- **Exercise**:
From the listing below, extract each line containing the string "with".
----- Recorded information -----
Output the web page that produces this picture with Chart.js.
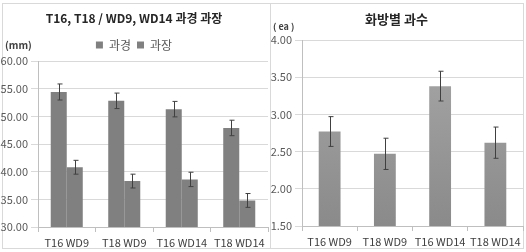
<!DOCTYPE html>
<html>
<head>
<meta charset="utf-8">
<script src="https://cdn.jsdelivr.net/npm/chart.js@4.4.0/dist/chart.umd.min.js"></script>
<style>
  html, body { margin: 0; padding: 0; background: #fff; }
  #wrap { position: relative; width: 526px; height: 252px; overflow: hidden; }
  canvas { position: absolute; top: 0; }
  #left { left: 0; }
  #right { left: 270px; }
  #frame { position: absolute; left: 2px; top: 3px; width: 522px; height: 246px; border: 1px solid #d9d9d9; box-sizing: border-box; }
  #divider { position: absolute; left: 270px; top: 3px; width: 1px; height: 246px; background: #d9d9d9; }
</style>
</head>
<body>
<div id="wrap">
  <div id="frame"></div>
  <div id="divider"></div>
  <canvas id="left" width="270" height="252"></canvas>
  <canvas id="right" width="256" height="252"></canvas>
</div>
<script>
// categories shared by both charts
const categories = ['T16 WD9', 'T18 WD9', 'T16 WD14', 'T18 WD14'];

// left chart: 과경 / 과장 (mm)
const stemValues = [54.4, 52.8, 51.3, 47.9];
const stemErrors = [1.45, 1.4, 1.4, 1.4];
const lengthValues = [40.8, 38.3, 38.6, 34.8];
const lengthErrors = [1.25, 1.25, 1.3, 1.25];
const leftTicks = [30, 35, 40, 45, 50, 55, 60];

// right chart: 화방별 과수 (ea)
const fruitValues = [2.77, 2.47, 3.38, 2.62];
const fruitErrors = [0.2, 0.21, 0.2, 0.21];
const rightTicks = [1.5, 2.0, 2.5, 3.0, 3.5, 4.0];

const FONT = "'Noto Sans CJK KR', 'Noto Sans', sans-serif";
const TEXT = '#595959';
const GRID = '#d9d9d9';
const AXIS = '#bfbfbf';

Chart.defaults.font.family = FONT;
Chart.defaults.color = TEXT;

// error bars drawn from each dataset's errors array
const errorBars = {
    id: 'errorBars',
    afterDatasetsDraw(chart) {
        const ctx = chart.ctx;
        const y = chart.scales.y;
        ctx.save();
        ctx.strokeStyle = '#404040';
        ctx.lineWidth = 1;
        chart.data.datasets.forEach((ds, di) => {
            const meta = chart.getDatasetMeta(di);
            meta.data.forEach((bar, i) => {
                const v = ds.data[i];
                const e = ds.errors[i];
                const x = Math.round(bar.x) + 0.5;
                const top = y.getPixelForValue(v + e);
                const bot = y.getPixelForValue(v - e);
                ctx.beginPath();
                ctx.moveTo(x, top); ctx.lineTo(x, bot);
                ctx.moveTo(x - 2, top); ctx.lineTo(x + 3, top);
                ctx.moveTo(x - 2, bot); ctx.lineTo(x + 3, bot);
                ctx.stroke();
            });
        });
        ctx.restore();
    }
};

// small unit label in the corner, e.g. (mm)
const unitLabel = {
    id: 'unitLabel',
    afterDraw(chart, args, opts) {
        const ctx = chart.ctx;
        ctx.save();
        ctx.font = opts.font;
        ctx.fillStyle = '#404040';
        ctx.textBaseline = 'middle';
        ctx.fillText(opts.text, opts.x, opts.y);
        ctx.restore();
    }
};

function yScale(ticks, width) {
    return {
        min: ticks[0],
        max: ticks[ticks.length - 1],
        afterFit: s => { s.width = width; },
        afterBuildTicks: s => { s.ticks = ticks.map(v => ({ value: v })); },
        border: { color: AXIS },
        grid: { color: GRID, tickLength: 7, tickColor: GRID },
        ticks: { padding: 3, color: TEXT, font: { size: 11 }, callback: v => Number(v).toFixed(2) }
    };
}

function xScale(height) {
    return {
        afterFit: s => { s.height = height; },
        border: { color: AXIS },
        grid: { drawOnChartArea: false, tickLength: 5, tickColor: AXIS },
        ticks: { padding: 4, color: '#404040', font: { size: 11 }, maxRotation: 0, autoSkip: false }
    };
}

new Chart(document.getElementById('left'), {
    type: 'bar',
    data: {
        labels: categories,
        datasets: [
            { label: '과경', data: stemValues, errors: stemErrors, backgroundColor: '#808080',
              categoryPercentage: 0.557, barPercentage: 1 },
            { label: '과장', data: lengthValues, errors: lengthErrors, backgroundColor: '#808080',
              categoryPercentage: 0.557, barPercentage: 1 }
        ]
    },
    options: {
        responsive: false,
        animation: false,
        layout: { padding: { left: 0, right: 2, top: 0, bottom: 0 } },
        plugins: {
            title: {
                display: true,
                text: 'T16, T18 / WD9, WD14 과경 과장',
                color: '#262626',
                font: { size: 12, weight: 'bold' },
                padding: { top: 10.8, bottom: 7.8 }
            },
            legend: {
                display: true,
                labels: { boxWidth: 7, boxHeight: 7, padding: 6, color: TEXT, font: { size: 12 } }
            },
            tooltip: { enabled: false },
            unitLabel: { text: '(mm)', x: 5, y: 45, font: "bold 10px " + FONT }
        },
        scales: { x: xScale(25), y: yScale(leftTicks, 38) }
    },
    plugins: [errorBars, unitLabel]
});

new Chart(document.getElementById('right'), {
    type: 'bar',
    data: {
        labels: categories,
        datasets: [
            { label: '과수', data: fruitValues, errors: fruitErrors,
              backgroundColor: (c) => {
                  const a = c.chart.chartArea;
                  if (!a) return '#999999';
                  const g = c.chart.ctx.createLinearGradient(0, a.top, 0, a.bottom);
                  g.addColorStop(0, '#a8a8a8');
                  g.addColorStop(1, '#8a8a8a');
                  return g;
              },
              categoryPercentage: 1, barPercentage: 0.395 }
        ]
    },
    options: {
        responsive: false,
        animation: false,
        layout: { padding: { left: 0, right: 3, top: 0, bottom: 0 } },
        plugins: {
            title: {
                display: true,
                text: '화방별 과수',
                color: '#262626',
                font: { size: 13, weight: 'bold' },
                padding: { top: 11.2, bottom: 13.2 }
            },
            legend: { display: false },
            tooltip: { enabled: false },
            unitLabel: { text: '( ea )', x: 3, y: 27, font: "bold 9px " + FONT }
        },
        scales: { x: xScale(26), y: yScale(rightTicks, 32) }
    },
    plugins: [errorBars, unitLabel]
});
</script>
</body>
</html>
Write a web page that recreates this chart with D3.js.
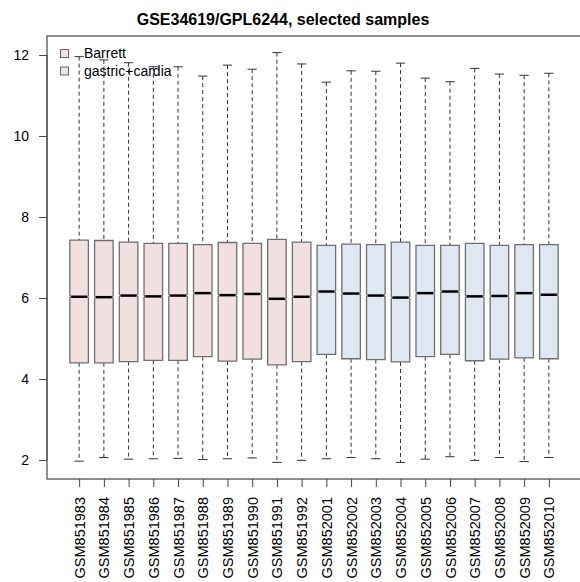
-----
- **Full answer**:
Output the web page that produces this picture with Chart.js.
Write a web page that recreates this chart with D3.js.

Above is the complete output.